LITERATUR ALS DENKSCHULE

Franz Kafkas «Die Bäume»

«Denn wir sind wie Baumstämme im Schnee. Scheinbar liegen sie glatt auf, und mit kleinem Anstoß sollte man sie wegschieben können. Nein, das kann man nicht, denn sie sind fest mit dem Boden verbunden. Aber sieh, sogar das ist nur scheinbar.»

Der Form nach handelt es sich bei Kafkas Text «Die Bäume» um eine Parabel. Die narrative Kurzform ist freilich eine auf die Bildhälfte reduzierte Erzählung, deren Realbezüge sich nicht ausmachen lassen. Das heisst, es fehlt dem Text eine Sachhälfte.

Der erste Aussagesatz beginnt mit der Konjunktion «denn», die nur zwischen Sätzen steht und eine Begründung ausdrückt. Kafka deutet hier eine Ursächlichkeit an, die aber nicht ausgewiesen wird. Ebenso rätselhaft wie der fehlende Rückbezug des „denn“ bleibt das Verschwinden des mit dem Vergleichspartikel «wie» an den Gleichsetzungsnominativ «Bäume im Schnee» gebundenen Subjekts «wir». («Denn wir sind wie Baumstämme im Schnee.»)
Die Baumstämme liegen «glatt» auf dem Schnee. Es sieht so aus, dass es dem Anschein nach ein Leichtes sein sollte, sie mit einem «kleinen» Stoß wegzuschieben.

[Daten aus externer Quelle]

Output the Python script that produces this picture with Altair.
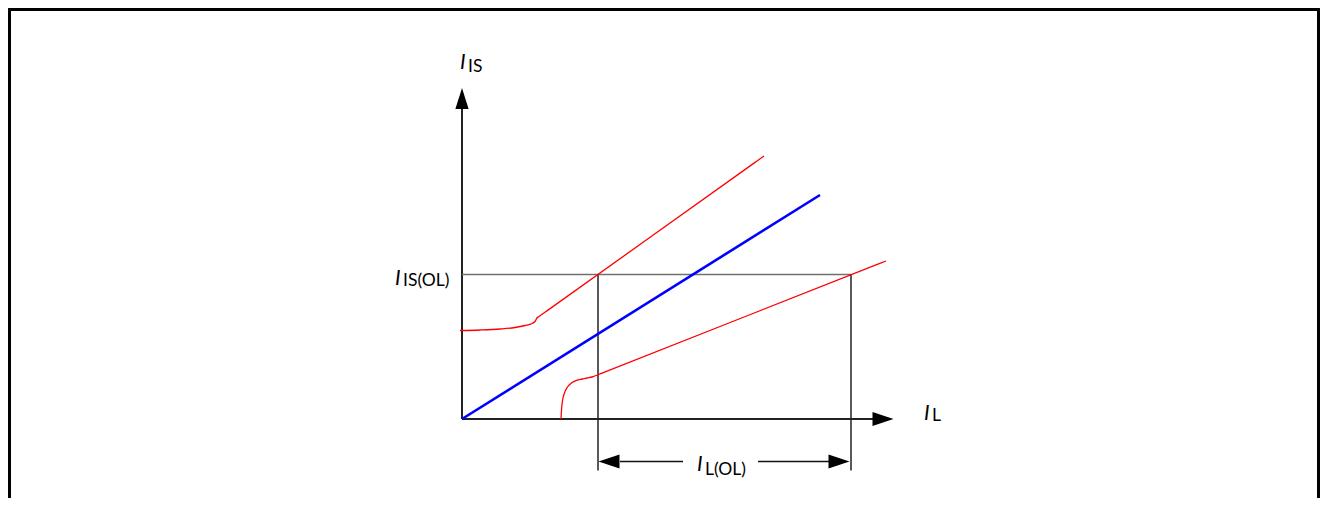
import altair as alt
import pandas as pd

# Data space: x = pixels right of the origin, y = pixels above the origin
W, H = 1312, 490
X_DOMAIN = [-454, -454 + W]
Y_DOMAIN = [411 - H, 411]

# Curves
blue_x = [0, 358]
blue_y = [0, 224]
upper_red_x = [-2, 18, 38, 53, 63, 70, 73, 75, 77, 87, 292, 302]
upper_red_y = [88.5, 89, 90, 91.5, 93.5, 95.5, 97.5, 101, 102.5, 109.6, 255.9, 263]
lower_red_x = [99, 99.5, 100.5, 102.5, 105.5, 109.5, 114.5, 120, 125, 130, 140, 414, 424]
lower_red_y = [0, 9, 18, 26, 32, 36, 38.7, 40, 41, 42, 45.9, 154.1, 158]

# Straight segments: axes, guide lines, dimension line, frame
BOTTOM = Y_DOMAIN[0]
RIGHT = X_DOMAIN[1] - 1.5
seg_x1 = [0, 0, 0, 136, 389, 158, 296, -452.5, -454, RIGHT]
seg_x2 = [0, 413, 389, 136, 389, 221, 367, -452.5, X_DOMAIN[1], RIGHT]
seg_y1 = [0, 0, 144.5, 144.5, 144.5, -42.5, -42.5, BOTTOM, 409.5, BOTTOM]
seg_y2 = [312, 0, 144.5, -51.5, -51.5, -42.5, -42.5, 411, 409.5, 411]
seg_color = ["#222222", "#222222", "#707070", "#222222", "#222222",
             "#111111", "#111111", "#000000", "#000000", "#000000"]
seg_width = [2, 2, 1.6, 1.5, 1.5, 1.5, 1.5, 3, 3, 3]

# Arrow heads
arrow_x = [0, 421, 147, 377]
arrow_y = [320.5, 0, -42.5, -42.5]
arrow_shape = ["M0,-1L-0.63,1L0.63,1Z", "M1,0L-1,-0.66L-1,0.66Z",
               "M-1,0L1,-0.66L1,0.66Z", "M1,0L-1,-0.66L-1,0.66Z"]

# Labels: italic "I" and its subscript
main_x = [-2, -67, 462, 235]
main_y = [350, 134.5, -1, -52]
sub_text = ["IS", "IS(OL)", "L", "L(OL)"]
sub_x = [6, -59, 470, 243]
sub_y = [347, 133, -1.7, -55.5]

xs = alt.Scale(domain=X_DOMAIN, range=[0, W], nice=False, zero=False)
ys = alt.Scale(domain=Y_DOMAIN, range=[H, 0], nice=False, zero=False)

rows = []
for name, xv, yv, col, w in [("blue", blue_x, blue_y, "#0000ff", 2.6),
                             ("upper", upper_red_x, upper_red_y, "#ff0000", 1.3),
                             ("lower", lower_red_x, lower_red_y, "#ff0000", 1.3)]:
    for i, (a, b) in enumerate(zip(xv, yv)):
        rows.append({"series": name, "i": i, "x": a, "y": b, "c": col, "w": w})
curves = pd.DataFrame(rows)

segs = pd.DataFrame({"x1": seg_x1, "x2": seg_x2, "y1": seg_y1, "y2": seg_y2,
                     "c": seg_color, "w": seg_width})
arrows = pd.DataFrame({"x": arrow_x, "y": arrow_y, "s": arrow_shape})
mains = pd.DataFrame({"x": main_x, "y": main_y, "t": ["I"] * 4})
subs = pd.DataFrame({"x": sub_x, "y": sub_y, "t": sub_text})

seg_layer = alt.Chart(segs).mark_rule().encode(
    x=alt.X("x1:Q", scale=xs, axis=None),
    x2="x2:Q",
    y=alt.Y("y1:Q", scale=ys, axis=None),
    y2="y2:Q",
    color=alt.Color("c:N", scale=None),
    strokeWidth=alt.StrokeWidth("w:Q", scale=None),
)

curve_layer = alt.Chart(curves).mark_line(interpolate="monotone").encode(
    x=alt.X("x:Q", scale=xs, axis=None),
    y=alt.Y("y:Q", scale=ys, axis=None),
    detail="series:N",
    order="i:Q",
    color=alt.Color("c:N", scale=None),
    strokeWidth=alt.StrokeWidth("w:Q", scale=None),
)

arrow_layer = alt.Chart(arrows).mark_point(filled=True, size=441, color="#000000",
                                           opacity=1, strokeWidth=0).encode(
    x=alt.X("x:Q", scale=xs, axis=None),
    y=alt.Y("y:Q", scale=ys, axis=None),
    shape=alt.Shape("s:N", scale=None),
)

main_layer = alt.Chart(mains).mark_text(font="Lato", fontStyle="italic", fontSize=21,
                                        align="left", baseline="alphabetic",
                                        color="#000000").encode(
    x=alt.X("x:Q", scale=xs, axis=None),
    y=alt.Y("y:Q", scale=ys, axis=None),
    text="t:N",
)

sub_layer = alt.Chart(subs).mark_text(font="Lato", fontSize=17.5,
                                      align="left", baseline="alphabetic",
                                      color="#000000").encode(
    x=alt.X("x:Q", scale=xs, axis=None),
    y=alt.Y("y:Q", scale=ys, axis=None),
    text="t:N",
)

chart = alt.layer(seg_layer, curve_layer, arrow_layer, main_layer, sub_layer).properties(
    width=W, height=H, padding=0, autosize=alt.AutoSizeParams(type="none"),
    background="white",
).configure_view(stroke=None)

chart.save("out.html", embed_options={"renderer": "svg", "actions": False})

Diese Annahme wird jedoch durch das Modaladverb «nein» des zweiten Satzes als nicht zutreffend entlarvt. Der Erzähler sagt ganz lapidar, das gehe «nicht». Die scheinbare Gültigkeit des Wegschieben-Könnens wird durch die augenscheinliche Tatsache widerlegt, dass die Stämme am Boden festgefroren sind. Das klingt wie eine einleuchtende Feststellung, zumal die kausale Konjunktion «denn» eine überzeugende Begründung liefert: «sie sind fest mit dem Boden verbunden.» («Scheinbar liegen sie glatt auf, und mit kleinem Anstoß sollte man sie wegschieben können. Nein, das kann man nicht, denn sie sind fest mit dem Boden verbunden.»)

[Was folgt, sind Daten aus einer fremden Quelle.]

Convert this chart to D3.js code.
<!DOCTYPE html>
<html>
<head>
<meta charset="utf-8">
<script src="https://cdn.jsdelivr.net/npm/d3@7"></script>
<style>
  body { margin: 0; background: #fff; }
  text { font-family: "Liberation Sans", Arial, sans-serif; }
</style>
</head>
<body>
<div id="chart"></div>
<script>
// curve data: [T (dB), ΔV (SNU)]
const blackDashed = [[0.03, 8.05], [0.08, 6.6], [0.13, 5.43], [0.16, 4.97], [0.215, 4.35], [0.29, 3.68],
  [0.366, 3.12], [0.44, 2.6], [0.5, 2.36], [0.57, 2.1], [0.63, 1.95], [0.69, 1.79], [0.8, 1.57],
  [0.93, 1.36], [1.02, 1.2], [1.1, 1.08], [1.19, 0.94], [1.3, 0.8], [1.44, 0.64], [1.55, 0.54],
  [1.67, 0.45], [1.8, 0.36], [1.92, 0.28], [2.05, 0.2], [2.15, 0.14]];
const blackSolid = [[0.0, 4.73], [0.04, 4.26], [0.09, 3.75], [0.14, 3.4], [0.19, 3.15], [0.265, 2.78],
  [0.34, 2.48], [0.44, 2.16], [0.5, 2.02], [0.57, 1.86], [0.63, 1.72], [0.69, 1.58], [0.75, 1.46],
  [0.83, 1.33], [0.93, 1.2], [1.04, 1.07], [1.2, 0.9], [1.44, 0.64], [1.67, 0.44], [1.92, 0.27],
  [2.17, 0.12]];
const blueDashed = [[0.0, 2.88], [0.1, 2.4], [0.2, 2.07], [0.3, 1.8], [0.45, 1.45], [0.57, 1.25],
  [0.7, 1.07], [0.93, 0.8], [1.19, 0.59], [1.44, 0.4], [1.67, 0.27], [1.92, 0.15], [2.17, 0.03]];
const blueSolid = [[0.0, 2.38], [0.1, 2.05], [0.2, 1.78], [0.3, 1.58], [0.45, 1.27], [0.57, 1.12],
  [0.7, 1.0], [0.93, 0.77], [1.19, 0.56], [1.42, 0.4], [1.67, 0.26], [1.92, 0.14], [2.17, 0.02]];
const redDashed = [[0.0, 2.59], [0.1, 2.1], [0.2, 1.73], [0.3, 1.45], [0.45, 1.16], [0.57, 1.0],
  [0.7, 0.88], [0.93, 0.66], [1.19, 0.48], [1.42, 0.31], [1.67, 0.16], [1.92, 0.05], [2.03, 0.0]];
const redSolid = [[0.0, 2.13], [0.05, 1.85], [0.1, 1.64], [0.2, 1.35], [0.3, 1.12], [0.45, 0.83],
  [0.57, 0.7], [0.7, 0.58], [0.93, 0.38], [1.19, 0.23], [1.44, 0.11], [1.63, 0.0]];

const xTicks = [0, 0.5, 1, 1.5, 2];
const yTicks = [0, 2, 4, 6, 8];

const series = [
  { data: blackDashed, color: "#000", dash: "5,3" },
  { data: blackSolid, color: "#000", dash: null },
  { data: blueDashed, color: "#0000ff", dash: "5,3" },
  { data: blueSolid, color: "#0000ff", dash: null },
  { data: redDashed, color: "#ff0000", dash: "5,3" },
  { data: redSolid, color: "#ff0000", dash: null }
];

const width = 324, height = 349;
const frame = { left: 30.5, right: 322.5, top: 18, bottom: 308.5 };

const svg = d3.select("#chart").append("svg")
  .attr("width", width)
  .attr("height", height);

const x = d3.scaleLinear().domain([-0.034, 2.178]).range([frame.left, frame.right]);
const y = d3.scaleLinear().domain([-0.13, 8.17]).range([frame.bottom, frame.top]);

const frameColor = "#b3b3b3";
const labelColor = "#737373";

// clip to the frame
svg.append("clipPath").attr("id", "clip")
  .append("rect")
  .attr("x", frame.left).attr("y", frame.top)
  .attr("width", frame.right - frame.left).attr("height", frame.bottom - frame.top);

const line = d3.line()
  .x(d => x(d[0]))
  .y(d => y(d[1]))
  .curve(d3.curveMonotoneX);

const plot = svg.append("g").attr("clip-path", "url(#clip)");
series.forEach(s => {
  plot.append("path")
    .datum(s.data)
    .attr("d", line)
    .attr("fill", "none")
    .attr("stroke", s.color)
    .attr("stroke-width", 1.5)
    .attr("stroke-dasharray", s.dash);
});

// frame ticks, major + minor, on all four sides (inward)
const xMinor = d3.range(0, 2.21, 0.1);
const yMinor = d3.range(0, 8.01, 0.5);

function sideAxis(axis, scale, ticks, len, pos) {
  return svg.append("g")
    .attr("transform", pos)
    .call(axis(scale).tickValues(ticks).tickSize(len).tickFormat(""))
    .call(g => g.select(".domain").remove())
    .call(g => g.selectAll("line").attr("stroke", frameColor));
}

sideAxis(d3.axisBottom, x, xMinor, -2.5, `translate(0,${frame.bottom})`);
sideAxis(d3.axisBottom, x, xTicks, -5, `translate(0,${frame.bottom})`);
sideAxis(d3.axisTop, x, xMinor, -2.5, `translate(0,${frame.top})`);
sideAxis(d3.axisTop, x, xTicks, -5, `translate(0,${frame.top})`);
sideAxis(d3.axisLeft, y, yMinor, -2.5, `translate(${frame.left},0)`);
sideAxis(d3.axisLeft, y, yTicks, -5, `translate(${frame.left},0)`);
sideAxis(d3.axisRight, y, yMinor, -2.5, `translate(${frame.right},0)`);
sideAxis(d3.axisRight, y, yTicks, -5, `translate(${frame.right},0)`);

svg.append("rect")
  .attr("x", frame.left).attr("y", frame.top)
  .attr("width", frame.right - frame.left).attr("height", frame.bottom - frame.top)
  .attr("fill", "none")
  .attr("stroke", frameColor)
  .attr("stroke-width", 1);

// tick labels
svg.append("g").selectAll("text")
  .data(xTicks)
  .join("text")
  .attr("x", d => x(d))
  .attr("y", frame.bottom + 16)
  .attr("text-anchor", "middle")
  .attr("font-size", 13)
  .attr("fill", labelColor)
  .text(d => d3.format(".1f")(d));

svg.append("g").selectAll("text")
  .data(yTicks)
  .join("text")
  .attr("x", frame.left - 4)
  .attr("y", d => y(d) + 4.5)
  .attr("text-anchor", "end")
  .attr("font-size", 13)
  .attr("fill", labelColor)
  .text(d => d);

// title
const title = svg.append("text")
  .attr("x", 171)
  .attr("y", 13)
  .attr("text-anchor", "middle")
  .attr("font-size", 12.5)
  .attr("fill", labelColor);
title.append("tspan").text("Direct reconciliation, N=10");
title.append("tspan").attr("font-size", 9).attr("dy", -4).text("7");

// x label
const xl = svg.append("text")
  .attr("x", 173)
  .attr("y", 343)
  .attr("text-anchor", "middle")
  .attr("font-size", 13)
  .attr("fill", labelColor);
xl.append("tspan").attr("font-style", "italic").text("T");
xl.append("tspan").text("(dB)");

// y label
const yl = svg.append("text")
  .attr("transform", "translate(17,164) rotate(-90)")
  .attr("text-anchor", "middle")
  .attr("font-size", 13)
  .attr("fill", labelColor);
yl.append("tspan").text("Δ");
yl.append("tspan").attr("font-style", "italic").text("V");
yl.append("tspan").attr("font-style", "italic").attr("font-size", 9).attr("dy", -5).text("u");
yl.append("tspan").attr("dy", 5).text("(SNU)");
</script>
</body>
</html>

«Aber sieh, sogar das ist nur scheinbar.» – Doch auf diese zur Gewissheit führende Einsichtigkeit, dass man eben im Schnee angefrorene Baumstämme nicht mit einem Fußtritt «wegschieben» könne, folgt ein adversatives «aber», dem sich der einzige Imperativ des Textes anschließt: «sieh». Kafka hat nach der Verbform ein Komma gesetzt, und zum zweiten Mal taucht jetzt das Demonstrativpronomen «das» auf. Beim ersten «das kann man nicht» ist es Akkusativobjekt, und das «das» meint das für möglich gehaltene Wegschieben der Baumstämme. Im Schlusssatz ist «das» durch das attributiv verwendete Modaladverb «sogar» als Satzglied noch hervorgehoben. Es ist hier Subjekt und bezieht sich auf die feste Verankerung der vereisten Baumstämme mit dem schneebedeckten Boden.

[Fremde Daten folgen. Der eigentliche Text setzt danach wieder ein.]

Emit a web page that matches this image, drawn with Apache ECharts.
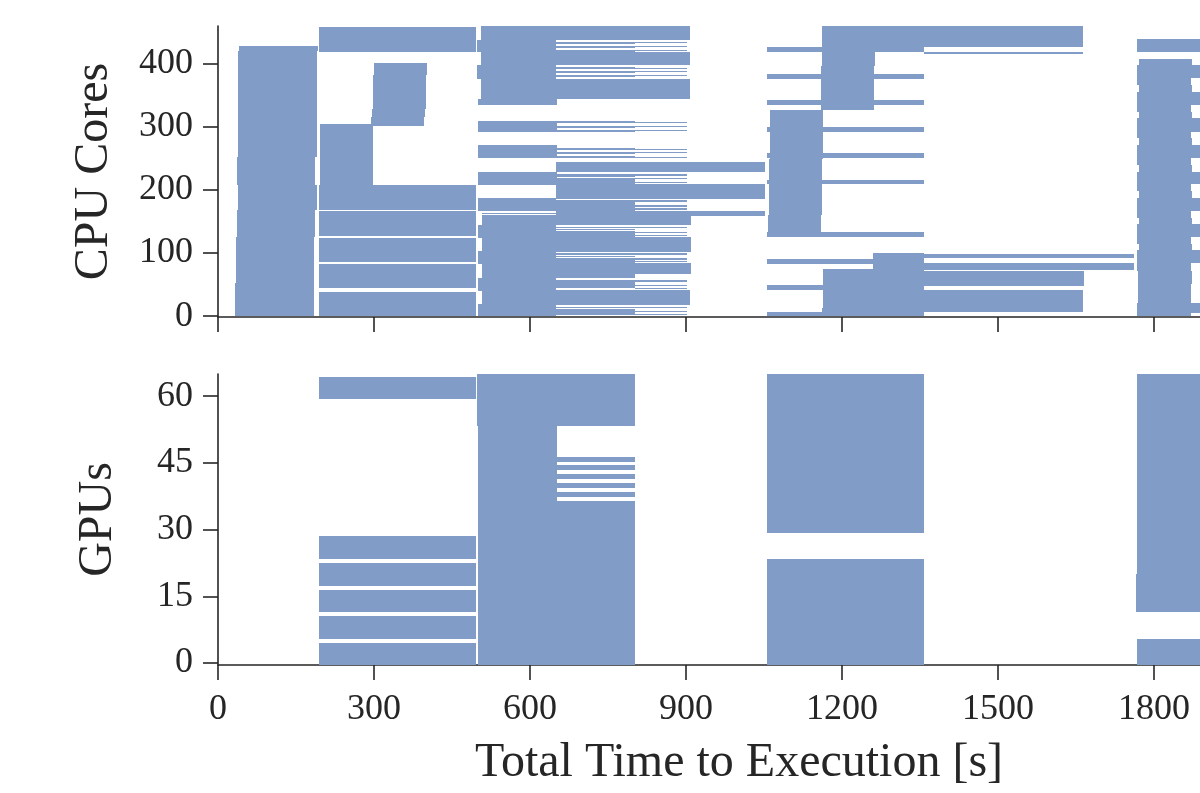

Kafka widerlegt aber auch diese empirische Evidenz. Das Wort «scheinbar» taucht ebenfalls zweimal auf. Am Anfang schreibt er: «scheinbar liegen sie glatt auf.» Hier ist das verrätselnde «scheinbar» ein adverbial gebrauchtes Adjektiv, im letzten Satz aber bringt er es als prädikatives Adjektiv in eine Endstellung, noch hervorgehoben durch das attributive Modaladverb «nur»: «sogar das ist nur scheinbar.» Das vorher im Indikativ Gesagte («sie sind fest mit dem Boden verbunden») wird somit erneut als Schein entlarvt.

Die jeweils vorausgehende Aussage wird so durch die darauf folgende wieder entkräftet und negiert. Die Verunsicherung des Rezipienten nimmt daher von Zeile zu Zeile zu, und die vergleichende Beziehung von Mensch und Baum erscheint eher verrätselt als beantwortet. Kafka spielt hier zwei konträre Deutungsmöglichkeiten durch, die er anschließend jedoch beide revidiert, so dass sich die dargestellte Realität vollends ins Diffuse verflüchtigt. DER ÄUSSERE SCHEIN TÄUSCHT SOMIT ÜBER DIE TATSÄCHLICHE BESCHAFFENHEIT DER DINGE HINWEG.